By Jm3 - Own work, CC BY-SA 4.0, https://commons.wikimedia.org/w/index.php?curid=51528798 |
Here the authors grouped all of the known cognitive biases into four major categories sorted by what they helped us do:
- What should we remember
- What to do when we have too much information
- What to do when there is not enough meaning
- What to do when we need to act fast
Interestingly, all of these areas are new areas of research in the AI community (For examples see: Intentional Forgetting in Artificial Intelligence Systems: Perspectives and Challenges and Intentional Forgetting in Distributed Artificial Intelligence).

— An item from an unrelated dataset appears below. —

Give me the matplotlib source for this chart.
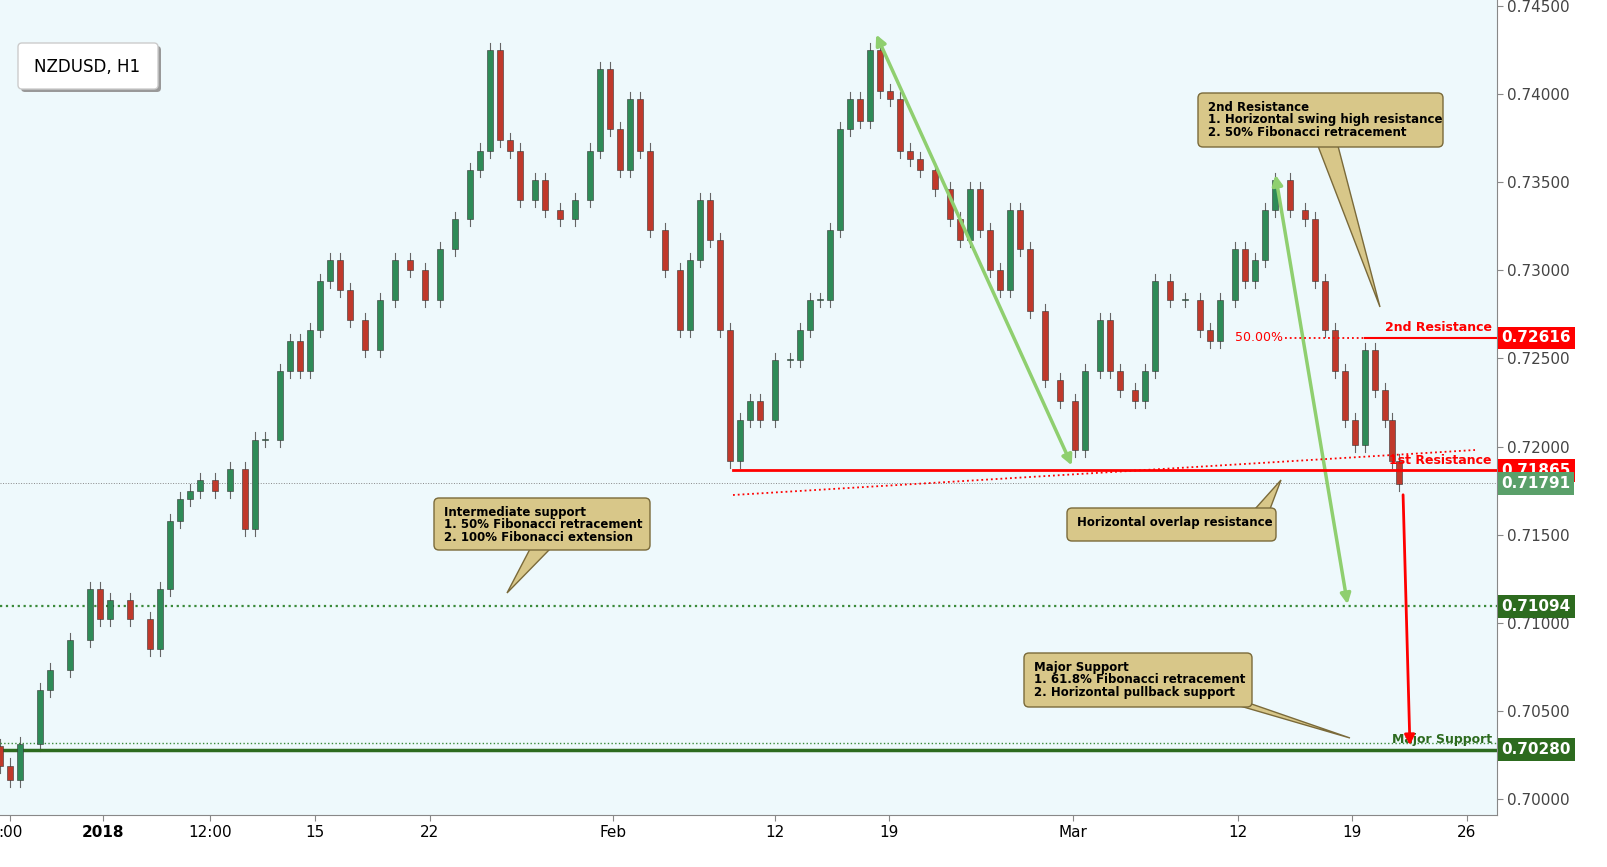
import matplotlib
matplotlib.use("Agg")
import matplotlib.pyplot as plt
from matplotlib.patches import Rectangle, Polygon, FancyBboxPatch

# candle x positions (chart pixels) and closes
bar_x = [0, 10, 20, 40, 50, 70, 90, 100, 110, 130, 150, 160, 170, 180, 190, 200, 215, 230, 245, 255,
         265, 280, 290, 300, 310, 320, 330, 340, 350, 365, 380, 395, 410, 425, 440, 455, 470, 480, 490, 500,
         510, 520, 535, 545, 560, 575, 590, 600, 610, 620, 630, 640, 650, 665, 680, 690, 700, 710, 720, 730,
         740, 750, 760, 775, 790, 800, 810, 820, 830, 840, 850, 860, 870, 880, 890, 900, 910, 920, 935, 950,
         960, 970, 980, 990, 1000, 1010, 1020, 1030, 1045, 1060, 1075, 1085, 1100, 1110, 1120, 1135, 1145, 1155, 1170, 1185,
         1200, 1210, 1220, 1235, 1245, 1255, 1265, 1275, 1290, 1305, 1315, 1325, 1335, 1345, 1355, 1365, 1375, 1385, 1392, 1399]
closes = [0.7019, 0.7011, 0.7031, 0.7062, 0.7073, 0.7090, 0.7119, 0.7102, 0.7113, 0.7102, 0.7085, 0.7119, 0.7158, 0.7170, 0.7175, 0.7181, 0.7175, 0.7187, 0.7153, 0.7204,
          0.7204, 0.7243, 0.7260, 0.7243, 0.7266, 0.7294, 0.7306, 0.7289, 0.7272, 0.7255, 0.7283, 0.7306, 0.7300, 0.7283, 0.7312, 0.7329, 0.7357, 0.7368, 0.7425, 0.7374,
          0.7368, 0.7340, 0.7351, 0.7334, 0.7329, 0.7340, 0.7368, 0.7414, 0.7380, 0.7357, 0.7397, 0.7368, 0.7323, 0.7300, 0.7266, 0.7306, 0.7340, 0.7317, 0.7266, 0.7192,
          0.7215, 0.7226, 0.7215, 0.7249, 0.7249, 0.7266, 0.7283, 0.7283, 0.7323, 0.7380, 0.7397, 0.7385, 0.7425, 0.7402, 0.7397, 0.7368, 0.7363, 0.7357, 0.7346, 0.7329,
          0.7317, 0.7346, 0.7323, 0.7300, 0.7289, 0.7334, 0.7312, 0.7277, 0.7238, 0.7226, 0.7198, 0.7243, 0.7272, 0.7243, 0.7232, 0.7226, 0.7243, 0.7294, 0.7283, 0.7283,
          0.7266, 0.7260, 0.7283, 0.7312, 0.7294, 0.7306, 0.7334, 0.7351, 0.7334, 0.7329, 0.7294, 0.7266, 0.7243, 0.7215, 0.7201, 0.7255, 0.7232, 0.7215, 0.7192, 0.7179]
first_open = 0.7030

tick_x = [10, 103, 210, 315, 430, 613, 775, 889, 1073, 1238, 1352, 1467]
tick_labels = [":00", "2018", "12:00", "15", "22", "Feb", "12", "19", "Mar", "12", "19", "26"]
price_ticks = [0.700, 0.705, 0.710, 0.715, 0.720, 0.725, 0.730, 0.735, 0.740, 0.745]

res2 = 0.72616
res1 = 0.71865
last_price = 0.71791
int_support = 0.71094
major_support = 0.70280

BG = "#eef9fc"
TAN = "#d8c789"

def py(y):
    # pixel row in the chart -> price
    return 0.745 - (y - 6) / 17622.0

fig = plt.figure(figsize=(16.08, 8.67), dpi=100)
fig.patch.set_facecolor("white")
ax = fig.add_axes([0, 52 / 867, 1497 / 1608, 815 / 867])
ax.set_facecolor(BG)
ax.set_xlim(0, 1497)
ax.set_ylim(py(815), py(0))

opens = [first_open] + closes[:-1]
for x, o, c in zip(bar_x, opens, closes):
    up = c >= o
    col = "#2e8b57" if up else "#c0392b"
    hi = max(o, c) + 0.0004
    lo = min(o, c) - 0.0004
    ax.plot([x, x], [lo, hi], color="#666666", lw=0.8, zorder=2)
    ax.add_patch(Rectangle((x - 3, min(o, c)), 6, max(abs(c - o), 0.00005),
                           facecolor=col, edgecolor="#333333", lw=0.4, zorder=3))

# levels
ax.plot([733, 1497], [res1, res1], color="red", lw=2, zorder=4)
ax.plot([1285, 1497], [res2, res2], color="red", lw=1.3, ls=":", zorder=4)
ax.plot([1365, 1497], [res2, res2], color="red", lw=1.5, zorder=4)
ax.text(1283, res2, "50.00%", color="red", fontsize=9, ha="right", va="center")
ax.plot([733, 1475], [py(495), py(450)], color="red", lw=1.3, ls=":", zorder=4)
ax.axhline(last_price, color="#888888", lw=0.7, ls=":")
ax.axhline(int_support, color="#3a8a3a", lw=1.6, ls=":")
ax.axhline(major_support, color="#2d6b1f", lw=2.5)
ax.axhline(major_support + 0.0004, color="#3a8a3a", lw=1, ls=":")
ax.text(1492, res2 + 0.0002, "2nd Resistance", color="red", fontsize=9, fontweight="bold", ha="right", va="bottom")
ax.text(1492, res1 + 0.0002, "1st Resistance", color="red", fontsize=9, fontweight="bold", ha="right", va="bottom")
ax.text(1492, major_support + 0.0002, "Major Support", color="#2d6b1f", fontsize=9, fontweight="bold", ha="right", va="bottom")

# arrows
green = "#8fcf6f"
for (x0, y0), (x1, y1) in [((875, 32), (1073, 468)), ((1275, 172), (1348, 607))]:
    ax.annotate("", xy=(x0, py(y0)), xytext=(x1, py(y1)),
                arrowprops=dict(arrowstyle="<|-|>", color=green, lw=2.5, mutation_scale=15))
ax.annotate("", xy=(1410, py(748)), xytext=(1403, py(492)),
            arrowprops=dict(arrowstyle="-|>", color="red", lw=2, mutation_scale=15))

# callouts
def callout(x0, y0, x1, y1, tip, base, lines, fs=8.5):
    ax.add_patch(Polygon([(base[0], py(base[1])), (tip[0], py(tip[1])), (base[2], py(base[3]))],
                         closed=True, facecolor=TAN, edgecolor="#7a6a3a", lw=1, zorder=6))
    ax.add_patch(FancyBboxPatch((x0, py(y1)), x1 - x0, py(y0) - py(y1),
                                boxstyle="round,pad=0,rounding_size=5", mutation_aspect=1 / 17622.0,
                                facecolor=TAN, edgecolor="#7a6a3a", lw=1, zorder=7))
    ax.text(x0 + 10, py(y0 + 8), lines, fontsize=fs, fontweight="bold", va="top", ha="left",
            linespacing=0.95, zorder=8, family="DejaVu Sans")

callout(1198, 93, 1443, 147, (1380, 307), (1318, 146, 1338, 146),
        "2nd Resistance\n1. Horizontal swing high resistance\n2. 50% Fibonacci retracement")
callout(434, 498, 650, 550, (507, 593), (530, 549, 550, 549),
        "Intermediate support\n1. 50% Fibonacci retracement\n2. 100% Fibonacci extension")
callout(1067, 508, 1276, 541, (1281, 480), (1255, 509, 1270, 509),
        "Horizontal overlap resistance")
callout(1024, 653, 1252, 707, (1350, 738), (1240, 700, 1240, 706),
        "Major Support\n1. 61.8% Fibonacci retracement\n2. Horizontal pullback support")

ax.add_patch(FancyBboxPatch((21, py(92)), 140, py(46) - py(92), boxstyle="round,pad=0,rounding_size=4",
                            mutation_aspect=1 / 17622.0, facecolor="#999999", edgecolor="none", zorder=6,
                            transform=ax.transData))
ax.add_patch(FancyBboxPatch((18, py(89)), 140, py(43) - py(89), boxstyle="round,pad=0,rounding_size=4",
                            mutation_aspect=1 / 17622.0, facecolor="white", edgecolor="#cccccc", zorder=7))
ax.text(34, py(67), "NZDUSD, H1", fontsize=12, va="center", zorder=8)

# axes
ax.set_xticks(tick_x)
ax.set_xticklabels(tick_labels, fontsize=11)
for lbl in ax.get_xticklabels():
    if lbl.get_text() == "2018":
        lbl.set_fontweight("bold")
ax.yaxis.tick_right()
ax.set_yticks(price_ticks)
ax.set_yticklabels([f"{p:.5f}" for p in price_ticks], fontsize=11, color="#444444")
ax.tick_params(axis="both", length=4, color="#888888")
for s in ["top", "left"]:
    ax.spines[s].set_visible(False)
ax.spines["right"].set_color("#888888")
ax.spines["bottom"].set_color("#888888")

# price tags on the right axis
for val, col in [(res2, "#ff0000"), (res1, "#ff0000"), (last_price, "#5aa06a"),
                 (int_support, "#2d6b1f"), (major_support, "#2d6b1f")]:
    ax.text(1.003, val, f"{val:.5f}", transform=ax.get_yaxis_transform(), fontsize=11,
            color="white", fontweight="bold", va="center", ha="left", zorder=10, clip_on=False,
            bbox=dict(boxstyle="square,pad=0.25", facecolor=col, edgecolor="none"))

fig.savefig("out.png", dpi=100)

Even the need to act fast, which seems like something at which AI excels, becomes more about wisdom than intelligence when decomposed. Consider some of the Codex's sub-categories within the need to act fast:
- We favor simple-looking options and complete information over complex, ambiguous options.
- To avoid mistakes, we aim to preserve autonomy and group status, and avoid irreversible decisions.
- To get things done, we tend to complete things we've invested time and energy in.
- To stay focused, we favor the immediate, relatable thing in front of us.
To act, we must be confident we can make an impact and feel what we do is important.
All of these seem to have more to do with wisdom than intelligence. Furthermore, true wisdom would be most evident in knowing when to apply these rules of thumb and when to engage more deliberative System 2 skills.
As I said, these are just hypotheses, just guesses, based on how I define wisdom. Despite having thought about it for quite some time, I am virtually certain that I still don't have a good handle on it.
But that is not to say that I don't think there is something there. Even if only used to help communicate to non-experts the current state of AI (e.g. "Our AIs exhibit some elements of general intelligence but very little wisdom"), it can, perhaps, help describe the state of the art more clearly while also driving research more directly.
In this regard, it is also worth noting that modern AI dates back to at least the 1950's, and that it has gone through two full blown AI "winters" where most scientists and funders thought that AI would never go anywhere. In other words, it has taken many years and been a bit of a roller coaster ride to get to where we are today. It would seem unrealistic to expect artificial wisdom to follow a different path but it is, I would argue, a path worth taking.
Note: The views expressed are those of the author and do not necessarily reflect the official policy or position of the Department of the Army, Department of Defense, or the U.S. Government.